Something something "write stuff" pun
As a writer, one of my strongest and most well-practiced skills is talking myself out of writing. This should come as no surprise to anyone who follows the lamentably sparse updates of either of my blogs lately (hey, I had one good week in July there!) Oh sure, every now and then some diaphanous wisp of an idea floats into my head and I manage to mold it into 900 words of reasonably entertaining prose. But for every one that somehow sees the light of day, three or four others vanish ignominiously into the ether, having inspired little more than a few illegible scribblings or incoherent out-loud sputterings.
It’s a discouraging state of affairs, and one I’m inspired to improve after attending a class/discussion group on blogging last night with genuinely accomplished blogger & writer Kate Harding, at Story Studio Chicago (a terrific resource for you fellow Windy City wordsmiths). In that light, I’ve decided that step one is identifying the most common—well, excuses is such an ugly word; let’s call them “perfectly sound and logical counterarguments”—which lead me to abandon a potential piece of writing:
- Somebody must have already made this exact point. Probably better. And if not, they will.

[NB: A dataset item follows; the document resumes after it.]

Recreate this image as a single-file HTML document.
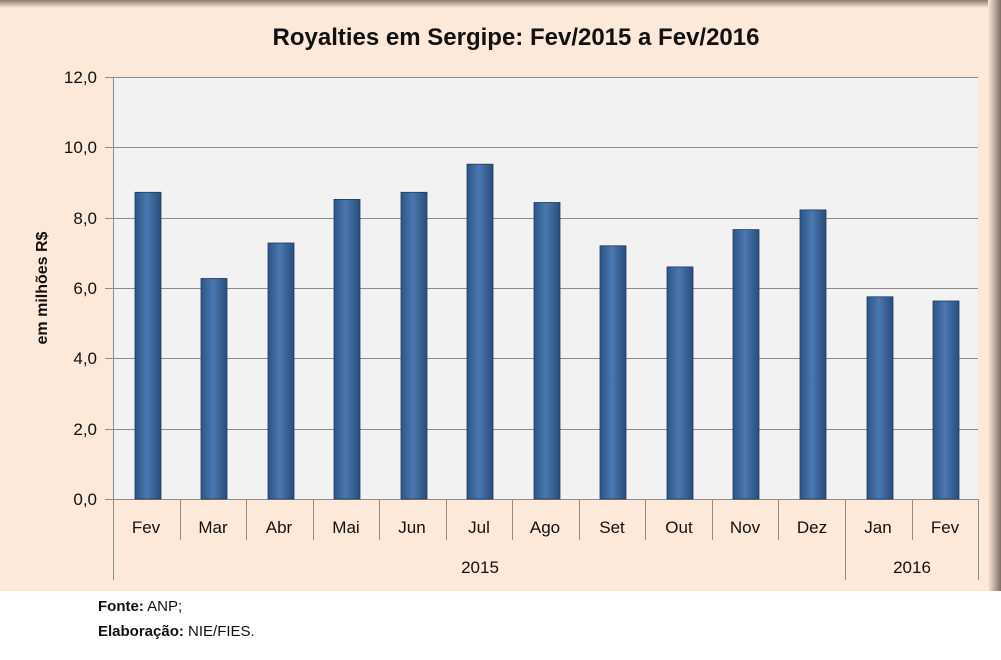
<!DOCTYPE html>
<html><head><style>
body{margin:0;background:#fff;width:1001px;height:655px;overflow:hidden;font-family:"Liberation Sans",sans-serif}
</style></head><body>
<svg width="1001" height="655" xmlns="http://www.w3.org/2000/svg" font-family="Liberation Sans, sans-serif">
<defs>
<linearGradient id="b" x1="0" x2="1" y1="0" y2="0">
<stop offset="0" stop-color="#2e5486"/><stop offset="0.45" stop-color="#4a78b0"/><stop offset="1" stop-color="#2a4d7c"/>
</linearGradient>
<linearGradient id="sr" x1="0" x2="1"><stop offset="0" stop-color="#fde9d9"/><stop offset="1" stop-color="#7d6e64"/></linearGradient>
<linearGradient id="st" x1="0" x2="0" y1="1" y2="0"><stop offset="0" stop-color="#fde9d9"/><stop offset="1" stop-color="#8a7b70"/></linearGradient>
</defs>
<rect x="0" y="0" width="1001" height="591" fill="#fde9d9"/>
<rect x="0" y="0" width="1001" height="8" fill="url(#st)"/>
<rect x="988" y="0" width="13" height="591" fill="url(#sr)"/>
<text x="516" y="45" font-size="24" font-weight="bold" text-anchor="middle" fill="#111">Royalties em Sergipe: Fev/2015 a Fev/2016</text>
<rect x="113" y="77" width="865" height="422" fill="#f2f2f2"/>
<g stroke="#8c8c8c" stroke-width="1">
<line x1="113" x2="978" y1="77.5" y2="77.5"/><line x1="113" x2="978" y1="147.5" y2="147.5"/>
<line x1="113" x2="978" y1="218.5" y2="218.5"/><line x1="113" x2="978" y1="288.5" y2="288.5"/>
<line x1="113" x2="978" y1="358.5" y2="358.5"/><line x1="113" x2="978" y1="429.5" y2="429.5"/>
<line x1="113.5" x2="113.5" y1="77" y2="580"/>
<line x1="105" x2="978" y1="499.5" y2="499.5"/>
<line x1="105" x2="113" y1="77.5" y2="77.5"/><line x1="105" x2="113" y1="147.5" y2="147.5"/><line x1="105" x2="113" y1="218.5" y2="218.5"/><line x1="105" x2="113" y1="288.5" y2="288.5"/><line x1="105" x2="113" y1="358.5" y2="358.5"/><line x1="105" x2="113" y1="429.5" y2="429.5"/>
<line x1="180.5" x2="180.5" y1="499" y2="540"/><line x1="246.5" x2="246.5" y1="499" y2="540"/>
<line x1="313.5" x2="313.5" y1="499" y2="540"/><line x1="379.5" x2="379.5" y1="499" y2="540"/>
<line x1="446.5" x2="446.5" y1="499" y2="540"/><line x1="512.5" x2="512.5" y1="499" y2="540"/>
<line x1="579.5" x2="579.5" y1="499" y2="540"/><line x1="645.5" x2="645.5" y1="499" y2="540"/>
<line x1="712.5" x2="712.5" y1="499" y2="540"/><line x1="778.5" x2="778.5" y1="499" y2="540"/>
<line x1="845.5" x2="845.5" y1="499" y2="580"/><line x1="912.5" x2="912.5" y1="499" y2="540"/>
<line x1="978.5" x2="978.5" y1="499" y2="580"/>
</g>
<g font-size="17" fill="#111" text-anchor="end">
<text x="97" y="83">12,0</text><text x="97" y="153">10,0</text><text x="97" y="224">8,0</text><text x="97" y="294">6,0</text><text x="97" y="364">4,0</text><text x="97" y="435">2,0</text><text x="97" y="505">0,0</text>
</g>
<text transform="translate(47,288) rotate(-90)" font-size="16" font-weight="bold" text-anchor="middle" fill="#111">em milhões R$</text>
<g fill="url(#b)" stroke="#1f3a60" stroke-width="0.8">
<rect x="135" y="192.3" width="26" height="306.7"/>
<rect x="201" y="278.5" width="26" height="220.5"/>
<rect x="268" y="243" width="26" height="256"/>
<rect x="334" y="199.4" width="26" height="299.6"/>
<rect x="401" y="192.3" width="26" height="306.7"/>
<rect x="467" y="164.2" width="26" height="334.8"/>
<rect x="534" y="202.5" width="26" height="296.5"/>
<rect x="600" y="245.8" width="26" height="253.2"/>
<rect x="667" y="266.9" width="26" height="232.1"/>
<rect x="733" y="229.6" width="26" height="269.4"/>
<rect x="800" y="209.9" width="26" height="289.1"/>
<rect x="867" y="296.8" width="26" height="202.2"/>
<rect x="933" y="301" width="26" height="198"/>
</g>
<g font-size="17" fill="#111" text-anchor="middle">
<text x="146" y="533">Fev</text><text x="213" y="533">Mar</text><text x="279" y="533">Abr</text>
<text x="346" y="533">Mai</text><text x="412" y="533">Jun</text><text x="479" y="533">Jul</text>
<text x="545" y="533">Ago</text><text x="612" y="533">Set</text><text x="679" y="533">Out</text>
<text x="745" y="533">Nov</text><text x="812" y="533">Dez</text><text x="878" y="533">Jan</text>
<text x="945" y="533">Fev</text>
<text x="480" y="573">2015</text>
<text x="912" y="573">2016</text>
</g>
<text x="98" y="611" font-size="15" fill="#111"><tspan font-weight="bold">Fonte:</tspan> ANP;</text>
<text x="98" y="636" font-size="15" fill="#111"><tspan font-weight="bold">Elaboração:</tspan> NIE/FIES.</text>
</svg>
</body></html>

- The DVR’s at, like, 64%.
- What sentient, literate being would ever even want to read this misshapen jumble of quarter-baked doofusery??
- Hey, 18 new tweets!
- Yup. This is it. This one would wake them all up to the reality that I am a hack and a charlatan. It must be buried and forgotten. The illusion of my competence must live another day!
- Welp, this Dragon Age quest ain’t gonna play itself.
Other creative types, please feel free to chip in with your own favorite self-defeating tactic.
Words worth a thousand pictures
I’ve been reading Neil Gaiman’s Neverwhere recently – fulfilling my duties as both a Sandman devotee and a literary Chicagoan, since the book is April’s selection in our Public Library’s “One Book, One Chicago” program. As any Gaiman reader would expect, the story is propulsive and chock-full of rich world-building and encyclopedic literary allusions. But at times, I feel like the strictures of prose lead to pitfalls that a comic book would skip over: some of the characterizations are a bit too on-the-nose, and descriptive passages occasionally lean on triteness.
And then I come across a passage like this one (which I quote here without context in order to prevent spoilage):
“The marquis felt, then, that much of what he had gone through in the previous week was made up for by the expression on Hunter’s face.”
Only pure prose can render that moment so perfectly. In a comic book, the expression on Hunter’s face would have to be drawn by an artist, who interprets the meaning of the sentence and the scene a certain way. The reader’s interpretation of that drawing may, in turn, diverge from the artist’s intent, but will nevertheless be restricted to the range of emotions conveyed by a particular physical image.
As it stands, that passage encapsulates the competitive advantage of a verbal medium. By relying on the limitless malleability of language, Gaiman allows every reader to process the meaning in her own way. In that sentence, Hunter’s expression might be one of anger, shock, bemusement, respect, relief, astonishment, joy, disbelief. It might contain any combination of those emotions. So it contains all of them, while stating none of them. It’s a Schrödinger paradox of a sentence. It forces the reader to do a bit of work, to invest himself in a way that a visual medium cannot.